ZEIT ONLINE: Aber was kann die Bundeswehr da ausrichten?

Kramp-Karrenbauer: Als Nato- und EU-Land in der Mitte des Geschehens brauchen wir den 360-Grad-Blick. Wenn man sich anschaut, wer in der Reichweite der russischen Raketen in Europa liegt, dann sind das nur die mittel- und osteuropäischen Staaten und wir. Auch deshalb sehen uns viele dieser Staaten als einen wichtigen Partner zum Anlehnen, der ihre Interessen im Blick hat. Wir werden in unserer EU-Ratspräsidentschaft an einer gemeinsamen Bedrohungsanalyse arbeiten. Denn wir müssen Abwehrsysteme entwickeln. Nehmen Sie die Luftverteidigung: Da geht es zunehmend auch um Drohnen, KI-gesteuerte Drohnenschwärme oder um Hyperschallwaffen.

ZEIT ONLINE: Kameradschaft, Krieg, Sterben für sein Land, jemanden töten – all das kommt in der öffentlichen Selbstdarstellung der Bundeswehr praktisch nicht vor. Es kommt überhaupt in der postheroischen Gesellschaft wenig vor. Woher nehmen die Soldaten dann ihre Orientierung in solchen Situationen?
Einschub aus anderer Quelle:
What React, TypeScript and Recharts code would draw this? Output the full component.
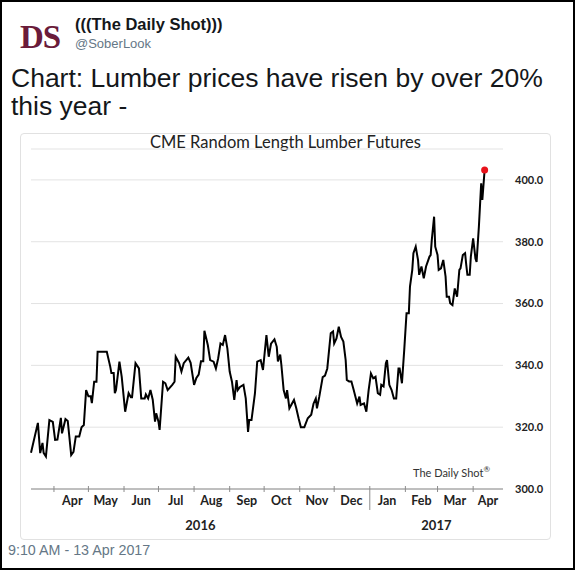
import { CartesianGrid, Line, LineChart, XAxis, YAxis } from 'recharts'

// days since 2016-04-01
const days = [
  -20, -14, -12, -10, -9, -7, -4, -1, 1, 3, 6, 7, 10, 12, 15, 17, 19, 22, 24, 26,
  28, 30, 32, 33, 35, 37, 38, 46, 49, 50, 52, 53, 54, 57, 59, 62, 65, 67, 68, 71,
  74, 76, 79, 80, 82, 84, 86, 88, 89, 91, 92, 95, 97, 99, 103, 105, 106, 109, 111, 113,
  117, 119, 122, 124, 126, 128, 130, 131, 134, 136, 139, 141, 143, 145, 147, 149, 151, 153, 155, 157,
  159, 160, 162, 165, 167, 169, 170, 172, 175, 177, 180, 182, 183, 185, 187, 189, 192, 194, 195, 197,
  198, 200, 202, 203, 205, 209, 211, 213, 215, 218, 221, 224, 226, 228, 229, 231, 234, 236, 238, 241,
  243, 244, 246, 248, 250, 252, 254, 255, 257, 259, 261, 264, 266, 267, 270, 272, 274, 276, 278, 280,
  282, 284, 285, 287, 289, 290, 292, 294, 296, 298, 300, 301, 303, 305, 307, 309, 310, 312, 313, 315,
  317, 318, 320, 322, 324, 327, 328, 329, 331, 332, 334, 335, 337, 339, 341, 342, 344, 345, 347, 349,
  351, 353, 354, 356, 358, 359, 360, 362, 363, 365, 367, 368, 370, 372, 373, 375,
]

const prices = [
  311.7, 321.4, 311.6, 314.9, 311.7, 310.5, 322.3, 321.7, 315.9, 316, 323, 318, 322.6, 322, 311, 312, 317, 317, 320, 320.7,
  332, 330, 330, 327.8, 334.7, 334.7, 344.4, 344.4, 339.6, 337.5, 337.5, 331, 332, 341.2, 336.3, 325, 331, 329.7, 329.7, 340.7,
  339, 329.3, 329.3, 330.6, 329.3, 332, 328.9, 321.8, 324.5, 321.8, 319.1, 334.7, 334.2, 332, 333.7, 334.7, 342.8, 340.7, 338, 340.7,
  342.5, 340.8, 333.7, 335.9, 337, 341.3, 341.3, 351.2, 346.5, 341.7, 341.2, 339, 342.3, 347.1, 346.6, 349.8, 345.4, 338, 334.7, 328.8,
  335.2, 332, 333, 333.7, 329.3, 318.5, 322.3, 322.3, 330.9, 341.2, 341.7, 338.5, 342.3, 349.8, 342.8, 347, 348.4, 346, 341.3, 343.5,
  340.2, 332, 329.3, 332, 326.1, 328.8, 326.1, 322.9, 320, 320, 322.9, 324, 327.6, 329.3, 326.1, 329.8, 336.2, 336.7, 339, 350.4,
  351, 347.1, 348.7, 352.5, 349.2, 347.7, 341.7, 335.3, 334.8, 334.8, 332, 327.7, 329.9, 327.2, 327.7, 325, 332, 337.4, 335.8, 336.3,
  331, 330.5, 333.7, 333.2, 340.7, 341.7, 333.7, 332, 329.3, 329.3, 339, 339, 334.2, 345, 356.9, 356.9, 365.5, 370.9, 376.3, 378.4,
  374.1, 369.3, 372, 368.2, 372, 375.2, 375.7, 380.6, 388.1, 378.4, 375.7, 370.9, 371.4, 374.1, 368.7, 362.2, 362.2, 360.1, 359.5, 364.9,
  362.2, 370.9, 371.4, 375.7, 376.3, 372.5, 369.3, 369.3, 375.2, 381.1, 374.6, 373.5, 384.9, 398.9, 393.5, 403.2,
]

const monthStarts = [0, 30, 61, 91, 122, 153, 183, 214, 244, 275, 306, 334, 365]
const monthMids = [16, 45, 76, 106, 137, 168, 198, 229, 259, 290, 320, 349, 378]
const monthLabels = ['Apr', 'May', 'Jun', 'Jul', 'Aug', 'Sep', 'Oct', 'Nov', 'Dec', 'Jan', 'Feb', 'Mar', 'Apr']
const yearLabels = ['2016', '2017']
const priceTicks = [300, 320, 340, 360, 380, 400]

const xMin = -20
const xMax = 391
const yearBreak = 275
const yearMids = [(xMin + yearBreak) / 2, (yearBreak + xMax) / 2]

const series = days.map((day, i) => ({ day, price: prices[i] }))
const lastIndex = series.length - 1

const chartFont = 'Lato, "Open Sans", sans-serif'
const tweetFont = '"Liberation Sans", Arial, sans-serif'

function DateTick(props: any) {
  const { x, y, payload } = props
  const v = payload.value
  const mi = monthMids.indexOf(v)
  if (mi >= 0) {
    return (
      <text x={x} y={y + 16} textAnchor="middle" fontSize={12.5} fontWeight="bold" fill="#222" fontFamily={chartFont}>
        {monthLabels[mi]}
      </text>
    )
  }
  const yi = yearMids.indexOf(v)
  if (yi >= 0) {
    return (
      <text x={x} y={y + 41} textAnchor="middle" fontSize={13} fontWeight="bold" fill="#222" fontFamily={chartFont}>
        {yearLabels[yi]}
      </text>
    )
  }
  if (v === yearBreak) {
    return <line x1={x} x2={x} y1={y - 3} y2={y + 21} stroke="#8c8c8c" strokeWidth={1} />
  }
  return <line x1={x} x2={x} y1={y - 3} y2={y + 3} stroke="#8c8c8c" strokeWidth={1} />
}

export default function App() {
  const xTicks = [...monthStarts, ...monthMids, ...yearMids].sort((a, b) => a - b)

  return (
    <div
      style={{
        position: 'relative',
        width: 575,
        height: 570,
        boxSizing: 'border-box',
        border: '2px solid #000',
        background: '#fff',
        overflow: 'hidden',
      }}
    >
      <style>{'body{margin:0}'}</style>

      <div
        style={{
          position: 'absolute', left: 18, top: 19, fontFamily: '"Liberation Serif", serif',
          fontWeight: 'bold', fontSize: 33, lineHeight: 1, color: '#6a1b3a', letterSpacing: -1,
        }}
      >
        DS
      </div>
      <div
        style={{
          position: 'absolute', left: 73, top: 14, fontFamily: tweetFont, fontWeight: 'bold',
          fontSize: 16.5, lineHeight: 1, color: '#14171a',
        }}
      >
        (((The Daily Shot)))
      </div>
      <div style={{ position: 'absolute', left: 73, top: 35, fontFamily: tweetFont, fontSize: 13, lineHeight: 1, color: '#657786' }}>
        @SoberLook
      </div>
      <div
        style={{
          position: 'absolute', left: 9, top: 62, fontFamily: tweetFont, fontSize: 26.5, lineHeight: '28px',
          color: '#14171a', whiteSpace: 'nowrap',
        }}
      >
        Chart: Lumber prices have risen by over 20%
        <br />
        this year -
      </div>

      <div
        style={{
          position: 'absolute', left: 18, top: 131, width: 529, height: 405,
          border: '1px solid #e1e1e1', borderRadius: 4,
        }}
      />
      <div
        style={{
          position: 'absolute', left: 18, top: 132, width: 531, textAlign: 'center', fontFamily: chartFont,
          fontSize: 16.5, lineHeight: 1, color: '#222',
        }}
      >
        CME Random Length Lumber Futures
      </div>

      <div style={{ position: 'absolute', left: 18, top: 132 }}>
        <LineChart width={529} height={405} data={series} margin={{ top: 15, right: 6, bottom: 0, left: 11 }}>
          <CartesianGrid horizontal vertical={false} stroke="#e3e3e3" />
          <XAxis
            dataKey="day"
            type="number"
            domain={[xMin, xMax]}
            ticks={xTicks}
            interval={0}
            height={50}
            tickSize={0}
            tickMargin={0}
            tickLine={false}
            axisLine={{ stroke: '#8c8c8c' }}
            tick={<DateTick />}
          />
          <YAxis
            orientation="right"
            domain={[300, 410]}
            ticks={priceTicks}
            width={40}
            tickSize={0}
            tickMargin={12}
            axisLine={false}
            tickLine={false}
            tickFormatter={(v: number) => v.toFixed(1)}
            tick={{ fontSize: 11, fontWeight: 'bold', fill: '#222', fontFamily: chartFont }}
          />
          <Line
            type="linear"
            dataKey="price"
            stroke="#000"
            strokeWidth={2}
            isAnimationActive={false}
            dot={(p: any) =>
              p.index === lastIndex ? (
                <circle key={p.index} cx={p.cx} cy={p.cy} r={3.5} fill="#e8121b" stroke="none" />
              ) : (
                <g key={p.index} />
              )
            }
            activeDot={false}
          />
        </LineChart>
      </div>

      <div
        style={{
          position: 'absolute', left: 411, top: 465, fontFamily: chartFont, fontSize: 11, lineHeight: 1,
          color: '#333', whiteSpace: 'nowrap',
        }}
      >
        The Daily Shot<span style={{ fontSize: 8, verticalAlign: 'super', lineHeight: 0 }}>®</span>
      </div>

      <div style={{ position: 'absolute', left: 6, top: 541, fontFamily: tweetFont, fontSize: 14.3, lineHeight: 1, color: '#657786' }}>
        9:10 AM - 13 Apr 2017
      </div>
    </div>
  )
}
Kramp-Karrenbauer: Wir sind eine Armee. Wir sind bewaffnet. Im Zweifelsfall müssen Soldaten auch töten. Anders als früher sind heute gefährliche Auslandseinsätze üblich. Wer zur Bundeswehr geht, weiß das. Das gehört auch zu dem, was ich unter wehrhafter Demokratie und starkem Europa verstehe.

ZEIT ONLINE: Gehen die Rechtsextremen da vielleicht in eine emotionale Lücke rein, für die eine postheroische Gesellschaft einfach keine eigene Sprache hat?

Kramp-Karrenbauer: Der absolut überwiegende Teil der Bundeswehr kommt aus der Mitte der Gesellschaft und steht aktiv für unsere Verfassung ein. Es gibt ein ausgeprägtes Gefühl für Kameradschaft – was die Bundeswehr im Übrigen ja auch gerade für junge Leute attraktiv macht. Die Idee einer allgemeinen Dienstpflicht findet auch deshalb bei so vielen Zustimmung, weil sie nach etwas Bedeutungsvollem suchen, was sie mit anderen verbindet. Ich werde nicht zulassen, dass positive Begriffe wie „Kameradschaft“ und „Patriotismus“ von Rechten gekapert werden.